A young male Norwegian researcher surveyed the small audience for a seminar on the friluftsliv – the Norwegian tradition of being outdoors. Apart from myself and 7 Norwegians there was a Kiwi, German and a Swedish guy. So he effortlessly changed languages and conducted the seminar in English – all the more impressive because he was not actually word perfect.
In the old days – last week in fact – I always asked if people spoke English first instead of launching presumptuously into my own Mother Tongue. Now I have to understand, it's not my language – or the language of several hundred million Brits, Americans and former colonies, English is the world language.
It's use is not a measure of how far arrogant Brits are prepared to insist on remaining within their own comfort zone. For all the Norwegians I've met – at check-outs, tram-stops, Professorial events and cinema queues – it's a measure of their own empowerment. Understanding and speaking English is more than just an educational issue. The language is the key to connection with a wider world.
As a native speaker, I may have an undeserved head-start in knowing English but I no longer have sole possession.
I sat marvelling at this reality – and the presumption this young Norwegian had made – that all his fellow countrymen, and the Swede could understand English easily too. He didn't have check – that spoke volumes. Minutes later in a mixture of German, English and Norwegian – but mostly English – we were earnestly discussing the difference between "knowledge" and "cognisance" (yip that's academic debate for you).
So what's left to me?
The main evidence of my Britishness – or Scottishness – is not speaking English because here almost everyone does. It isn't necessarily my accent of English – because everyone has an accent too.
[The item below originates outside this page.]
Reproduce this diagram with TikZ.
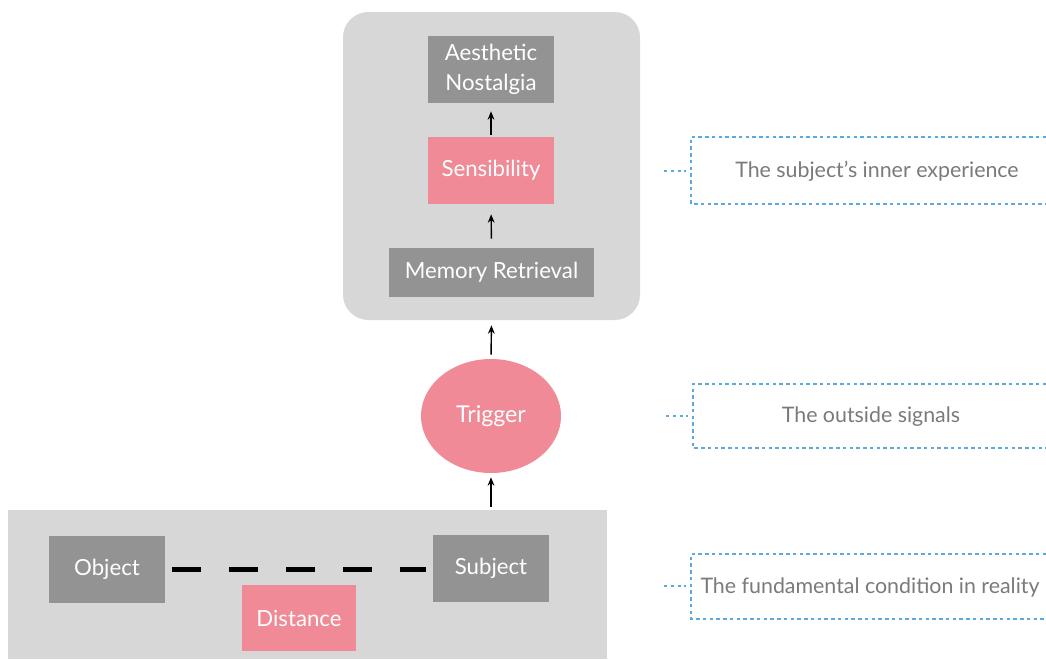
\documentclass[tikz,border=0pt]{standalone}
\usepackage{fontspec}
\setmainfont{Lato}
\usetikzlibrary{shapes.geometric,arrows.meta}
\definecolor{panelgray}{HTML}{D7D7D7}
\definecolor{boxgray}{HTML}{939393}
\definecolor{boxpink}{HTML}{EF8A96}
\definecolor{notegray}{HTML}{7A7A7A}
\definecolor{noteblue}{HTML}{5AAAE0}
\tikzset{
  x=0.025cm, y=-0.025cm,
  panel/.style={fill=panelgray, draw=none, inner sep=0pt},
  graybox/.style={fill=boxgray, text=white, draw=none, inner sep=0pt, align=center,
    font=\fontsize{15.8}{21}\selectfont},
  pinkbox/.style={fill=boxpink, text=white, draw=none, inner sep=0pt, align=center,
    font=\fontsize{15.8}{21}\selectfont},
  uparrow/.style={-{Stealth[length=6pt,width=4.8pt]}, line width=1pt, black},
  notetext/.style={text=notegray, font=\fontsize{15.2}{18}\selectfont, inner sep=0pt},
  noteline/.style={noteblue, line width=1.1pt, dash pattern=on 2.4pt off 2.4pt},
}
\begin{document}
\begin{tikzpicture}
\useasboundingbox (0,0) rectangle (1046,659);

% background panels
\node[panel, rounded corners=18pt, minimum width=297*0.025cm, minimum height=308*0.025cm]
  (inner) at (491.5,166) {};
\node[panel, minimum width=599*0.025cm, minimum height=149*0.025cm]
  (reality) at (307.5,584.5) {};

% inner experience chain
\node[graybox, minimum width=126*0.025cm, minimum height=67*0.025cm]
  (aesthetic) at (491,69.5) {Aesthetic\\Nostalgia};
\node[pinkbox, minimum width=126*0.025cm, minimum height=67*0.025cm]
  (sensibility) at (491,170.5) {Sensibility};
\node[graybox, minimum width=205*0.025cm, minimum height=49*0.025cm]
  (memory) at (491.5,272.5) {Memory Retrieval};

% trigger
\node[ellipse, fill=boxpink, text=white, draw=none, inner sep=0pt,
  minimum width=140*0.025cm, minimum height=114*0.025cm,
  font=\fontsize{16.5}{19}\selectfont]
  (trigger) at (491,416) {Trigger};

% reality row
\node[graybox, minimum width=116*0.025cm, minimum height=67*0.025cm]
  (object) at (107,569.5) {Object};
\node[graybox, minimum width=116*0.025cm, minimum height=67*0.025cm]
  (subject) at (491,568.5) {Subject};
\node[pinkbox, minimum width=114*0.025cm, minimum height=66*0.025cm]
  (distance) at (299,618) {Distance};

\draw[line width=2.9pt, dash pattern=on 20.6pt off 19.9pt]
  ([xshift=7*0.025cm]object.east) -- ([xshift=-7*0.025cm]subject.west |- object.east);

% arrows
\draw[uparrow, shorten <=2*0.025cm, shorten >=8*0.025cm] (sensibility.north) -- (aesthetic.south);
\draw[uparrow, shorten <=9*0.025cm, shorten >=10*0.025cm] (memory.north) -- (sensibility.south);
\draw[uparrow, shorten <=4*0.025cm, shorten >=5*0.025cm] (trigger.north) -- (inner.south);
\draw[uparrow, shorten <=3*0.025cm, shorten >=4*0.025cm] (reality.north -| trigger.south) -- (trigger.south);

% side notes
\coordinate (n1tl) at (691,137); \coordinate (n1bl) at (691,204);
\coordinate (n1tr) at (1046,137); \coordinate (n1br) at (1046,204);
\coordinate (n1s) at (664,171); \coordinate (n1e) at (686,171);
\draw[noteline] (n1tr) -- (n1tl) -- (n1bl) -- (n1br);
\draw[noteline] (n1s) -- (n1e);
\node[notetext] (note1) at (877,171) {The subject’s inner experience};

\coordinate (n2tl) at (693,384); \coordinate (n2bl) at (693,448);
\coordinate (n2tr) at (1046,384); \coordinate (n2br) at (1046,448);
\coordinate (n2s) at (666,416); \coordinate (n2e) at (688,416);
\draw[noteline] (n2tr) -- (n2tl) -- (n2bl) -- (n2br);
\draw[noteline] (n2s) -- (n2e);
\node[notetext] (note2) at (871,417) {The outside signals};

\coordinate (n3tl) at (691,554); \coordinate (n3bl) at (691,619);
\coordinate (n3tr) at (1046,554); \coordinate (n3br) at (1046,619);
\coordinate (n3s) at (664,586); \coordinate (n3e) at (686,586);
\draw[noteline] (n3tr) -- (n3tl) -- (n3bl) -- (n3br);
\draw[noteline] (n3s) -- (n3e);
\node[notetext] (note3) at (870,587) {The fundamental condition in reality};
\end{tikzpicture}
\end{document}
No, all I'm left with as a badge of my origins is the habit of bumping into everyone on pavements because I walk (like we drive) on the left hand side.
It has come to this! Meanwhile a fuzzy iphone pic of the classic Norwegian cupboard here at work containing 25 individual, open packets of crispbread. No wonder these guys are lean, mean fighting machines. But why don't they club together and buy 1 big packet??